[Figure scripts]
* Begin *

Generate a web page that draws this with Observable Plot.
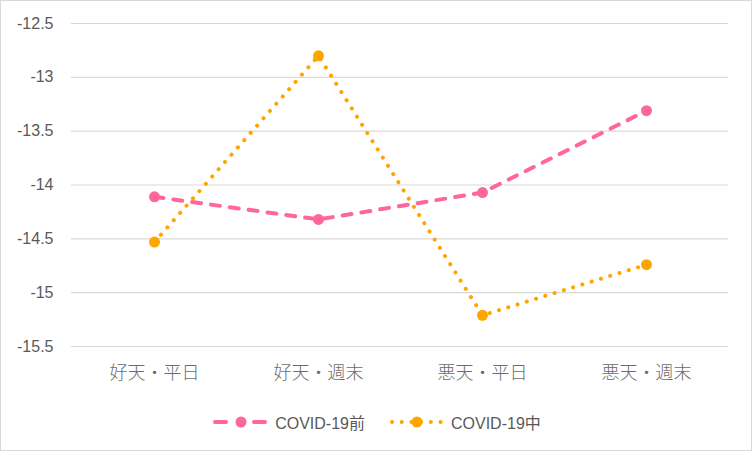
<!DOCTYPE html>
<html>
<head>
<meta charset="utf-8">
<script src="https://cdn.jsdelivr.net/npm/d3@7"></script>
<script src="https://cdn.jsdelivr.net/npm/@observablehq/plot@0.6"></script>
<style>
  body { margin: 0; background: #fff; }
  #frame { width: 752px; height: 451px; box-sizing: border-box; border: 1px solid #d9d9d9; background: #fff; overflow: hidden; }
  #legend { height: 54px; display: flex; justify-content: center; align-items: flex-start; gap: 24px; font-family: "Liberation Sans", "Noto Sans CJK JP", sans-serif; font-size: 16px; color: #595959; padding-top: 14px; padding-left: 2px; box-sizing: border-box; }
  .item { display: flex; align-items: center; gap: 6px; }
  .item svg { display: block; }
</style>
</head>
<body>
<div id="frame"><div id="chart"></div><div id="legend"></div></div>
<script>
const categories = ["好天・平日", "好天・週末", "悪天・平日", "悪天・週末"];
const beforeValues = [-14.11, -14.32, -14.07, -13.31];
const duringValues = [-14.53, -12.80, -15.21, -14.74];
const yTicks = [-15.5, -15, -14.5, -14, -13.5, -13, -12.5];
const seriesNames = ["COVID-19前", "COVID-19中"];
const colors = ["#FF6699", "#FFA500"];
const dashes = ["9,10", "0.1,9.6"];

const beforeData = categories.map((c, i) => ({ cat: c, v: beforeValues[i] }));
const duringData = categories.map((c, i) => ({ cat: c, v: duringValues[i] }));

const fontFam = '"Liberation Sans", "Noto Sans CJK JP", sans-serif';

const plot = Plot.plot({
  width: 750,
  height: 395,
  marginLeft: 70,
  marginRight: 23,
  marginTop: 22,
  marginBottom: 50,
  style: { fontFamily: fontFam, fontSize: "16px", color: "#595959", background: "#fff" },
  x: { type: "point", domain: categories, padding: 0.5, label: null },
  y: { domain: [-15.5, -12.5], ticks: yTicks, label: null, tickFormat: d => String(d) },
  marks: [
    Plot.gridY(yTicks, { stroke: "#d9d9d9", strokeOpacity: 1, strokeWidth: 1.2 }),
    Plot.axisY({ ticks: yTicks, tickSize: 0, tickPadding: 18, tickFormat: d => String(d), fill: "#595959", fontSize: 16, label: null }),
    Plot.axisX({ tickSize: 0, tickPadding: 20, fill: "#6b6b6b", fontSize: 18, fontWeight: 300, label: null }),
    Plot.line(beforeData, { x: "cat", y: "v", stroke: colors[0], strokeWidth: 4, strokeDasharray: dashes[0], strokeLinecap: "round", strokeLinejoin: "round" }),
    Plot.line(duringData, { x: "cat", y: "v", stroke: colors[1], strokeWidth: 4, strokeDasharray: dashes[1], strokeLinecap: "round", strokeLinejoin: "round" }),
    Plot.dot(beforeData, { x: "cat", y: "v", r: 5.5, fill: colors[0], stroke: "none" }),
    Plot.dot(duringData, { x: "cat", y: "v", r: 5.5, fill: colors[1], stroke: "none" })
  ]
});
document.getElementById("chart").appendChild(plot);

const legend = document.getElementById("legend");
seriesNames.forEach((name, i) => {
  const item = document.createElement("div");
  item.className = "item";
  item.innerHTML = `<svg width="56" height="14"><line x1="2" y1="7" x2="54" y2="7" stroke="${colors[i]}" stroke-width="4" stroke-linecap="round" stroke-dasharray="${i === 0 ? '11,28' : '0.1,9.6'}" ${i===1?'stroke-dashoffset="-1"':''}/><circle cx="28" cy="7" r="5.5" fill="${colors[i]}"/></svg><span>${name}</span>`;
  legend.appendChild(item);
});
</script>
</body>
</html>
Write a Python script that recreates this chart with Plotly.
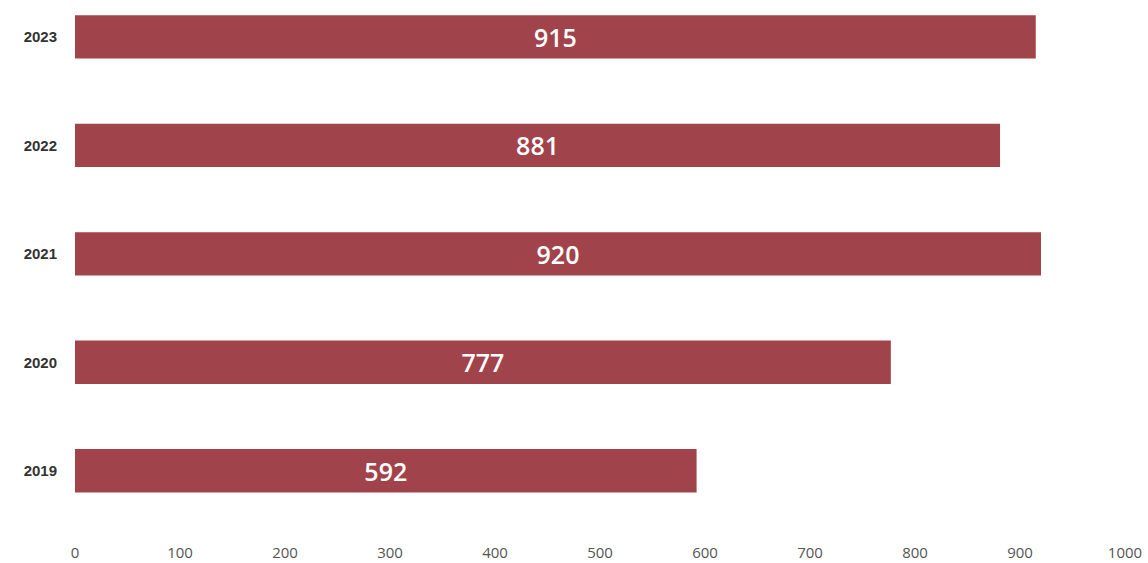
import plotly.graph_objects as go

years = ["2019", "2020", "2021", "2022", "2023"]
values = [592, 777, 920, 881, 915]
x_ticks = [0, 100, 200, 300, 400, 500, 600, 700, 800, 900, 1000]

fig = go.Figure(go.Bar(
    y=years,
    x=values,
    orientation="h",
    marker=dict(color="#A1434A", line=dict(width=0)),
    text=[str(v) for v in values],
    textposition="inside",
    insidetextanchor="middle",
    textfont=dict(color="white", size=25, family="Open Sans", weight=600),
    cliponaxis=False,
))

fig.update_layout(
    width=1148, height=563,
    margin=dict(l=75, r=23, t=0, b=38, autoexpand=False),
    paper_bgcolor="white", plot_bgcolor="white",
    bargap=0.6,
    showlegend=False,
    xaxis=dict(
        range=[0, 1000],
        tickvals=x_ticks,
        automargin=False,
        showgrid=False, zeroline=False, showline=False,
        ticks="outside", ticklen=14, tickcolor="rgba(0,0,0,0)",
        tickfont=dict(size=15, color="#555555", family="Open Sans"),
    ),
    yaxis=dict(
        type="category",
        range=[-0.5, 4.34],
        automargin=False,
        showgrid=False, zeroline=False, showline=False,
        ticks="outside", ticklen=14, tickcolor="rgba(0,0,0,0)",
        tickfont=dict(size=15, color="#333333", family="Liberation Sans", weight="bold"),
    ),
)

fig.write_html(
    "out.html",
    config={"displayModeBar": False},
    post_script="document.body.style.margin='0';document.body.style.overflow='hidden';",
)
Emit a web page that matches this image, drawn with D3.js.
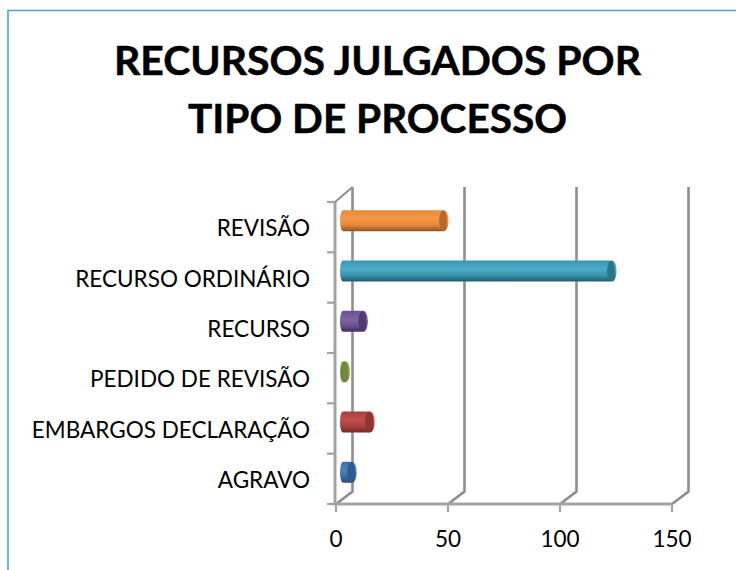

* End *

What is asked
Copy the listing over exactly, skipping the pictures it holds.

Written response
Generate a web page that draws this with Observable Plot.
<!DOCTYPE html>
<html>
<head>
<meta charset="utf-8">
<script src="https://cdn.jsdelivr.net/npm/d3@7"></script>
<script src="https://cdn.jsdelivr.net/npm/@observablehq/plot@0.6"></script>
<style>
  body { margin: 0; background: #fff; }
  #frame { width: 752px; height: 451px; box-sizing: border-box; border: 1px solid #d9d9d9; background: #fff; overflow: hidden; }
  #legend { height: 54px; display: flex; justify-content: center; align-items: flex-start; gap: 24px; font-family: "Liberation Sans", "Noto Sans CJK JP", sans-serif; font-size: 16px; color: #595959; padding-top: 14px; padding-left: 2px; box-sizing: border-box; }
  .item { display: flex; align-items: center; gap: 6px; }
  .item svg { display: block; }
</style>
</head>
<body>
<div id="frame"><div id="chart"></div><div id="legend"></div></div>
<script>
const categories = ["好天・平日", "好天・週末", "悪天・平日", "悪天・週末"];
const beforeValues = [-14.11, -14.32, -14.07, -13.31];
const duringValues = [-14.53, -12.80, -15.21, -14.74];
const yTicks = [-15.5, -15, -14.5, -14, -13.5, -13, -12.5];
const seriesNames = ["COVID-19前", "COVID-19中"];
const colors = ["#FF6699", "#FFA500"];
const dashes = ["9,10", "0.1,9.6"];

const beforeData = categories.map((c, i) => ({ cat: c, v: beforeValues[i] }));
const duringData = categories.map((c, i) => ({ cat: c, v: duringValues[i] }));

const fontFam = '"Liberation Sans", "Noto Sans CJK JP", sans-serif';

const plot = Plot.plot({
  width: 750,
  height: 395,
  marginLeft: 70,
  marginRight: 23,
  marginTop: 22,
  marginBottom: 50,
  style: { fontFamily: fontFam, fontSize: "16px", color: "#595959", background: "#fff" },
  x: { type: "point", domain: categories, padding: 0.5, label: null },
  y: { domain: [-15.5, -12.5], ticks: yTicks, label: null, tickFormat: d => String(d) },
  marks: [
    Plot.gridY(yTicks, { stroke: "#d9d9d9", strokeOpacity: 1, strokeWidth: 1.2 }),
    Plot.axisY({ ticks: yTicks, tickSize: 0, tickPadding: 18, tickFormat: d => String(d), fill: "#595959", fontSize: 16, label: null }),
    Plot.axisX({ tickSize: 0, tickPadding: 20, fill: "#6b6b6b", fontSize: 18, fontWeight: 300, label: null }),
    Plot.line(beforeData, { x: "cat", y: "v", stroke: colors[0], strokeWidth: 4, strokeDasharray: dashes[0], strokeLinecap: "round", strokeLinejoin: "round" }),
    Plot.line(duringData, { x: "cat", y: "v", stroke: colors[1], strokeWidth: 4, strokeDasharray: dashes[1], strokeLinecap: "round", strokeLinejoin: "round" }),
    Plot.dot(beforeData, { x: "cat", y: "v", r: 5.5, fill: colors[0], stroke: "none" }),
    Plot.dot(duringData, { x: "cat", y: "v", r: 5.5, fill: colors[1], stroke: "none" })
  ]
});
document.getElementById("chart").appendChild(plot);

const legend = document.getElementById("legend");
seriesNames.forEach((name, i) => {
  const item = document.createElement("div");
  item.className = "item";
  item.innerHTML = `<svg width="56" height="14"><line x1="2" y1="7" x2="54" y2="7" stroke="${colors[i]}" stroke-width="4" stroke-linecap="round" stroke-dasharray="${i === 0 ? '11,28' : '0.1,9.6'}" ${i===1?'stroke-dashoffset="-1"':''}/><circle cx="28" cy="7" r="5.5" fill="${colors[i]}"/></svg><span>${name}</span>`;
  legend.appendChild(item);
});
</script>
</body>
</html>
Write a Python script that recreates this chart with Plotly.
import plotly.graph_objects as go

years = ["2019", "2020", "2021", "2022", "2023"]
values = [592, 777, 920, 881, 915]
x_ticks = [0, 100, 200, 300, 400, 500, 600, 700, 800, 900, 1000]

fig = go.Figure(go.Bar(
    y=years,
    x=values,
    orientation="h",
    marker=dict(color="#A1434A", line=dict(width=0)),
    text=[str(v) for v in values],
    textposition="inside",
    insidetextanchor="middle",
    textfont=dict(color="white", size=25, family="Open Sans", weight=600),
    cliponaxis=False,
))

fig.update_layout(
    width=1148, height=563,
    margin=dict(l=75, r=23, t=0, b=38, autoexpand=False),
    paper_bgcolor="white", plot_bgcolor="white",
    bargap=0.6,
    showlegend=False,
    xaxis=dict(
        range=[0, 1000],
        tickvals=x_ticks,
        automargin=False,
        showgrid=False, zeroline=False, showline=False,
        ticks="outside", ticklen=14, tickcolor="rgba(0,0,0,0)",
        tickfont=dict(size=15, color="#555555", family="Open Sans"),
    ),
    yaxis=dict(
        type="category",
        range=[-0.5, 4.34],
        automargin=False,
        showgrid=False, zeroline=False, showline=False,
        ticks="outside", ticklen=14, tickcolor="rgba(0,0,0,0)",
        tickfont=dict(size=15, color="#333333", family="Liberation Sans", weight="bold"),
    ),
)

fig.write_html(
    "out.html",
    config={"displayModeBar": False},
    post_script="document.body.style.margin='0';document.body.style.overflow='hidden';",
)
Emit a web page that matches this image, drawn with D3.js.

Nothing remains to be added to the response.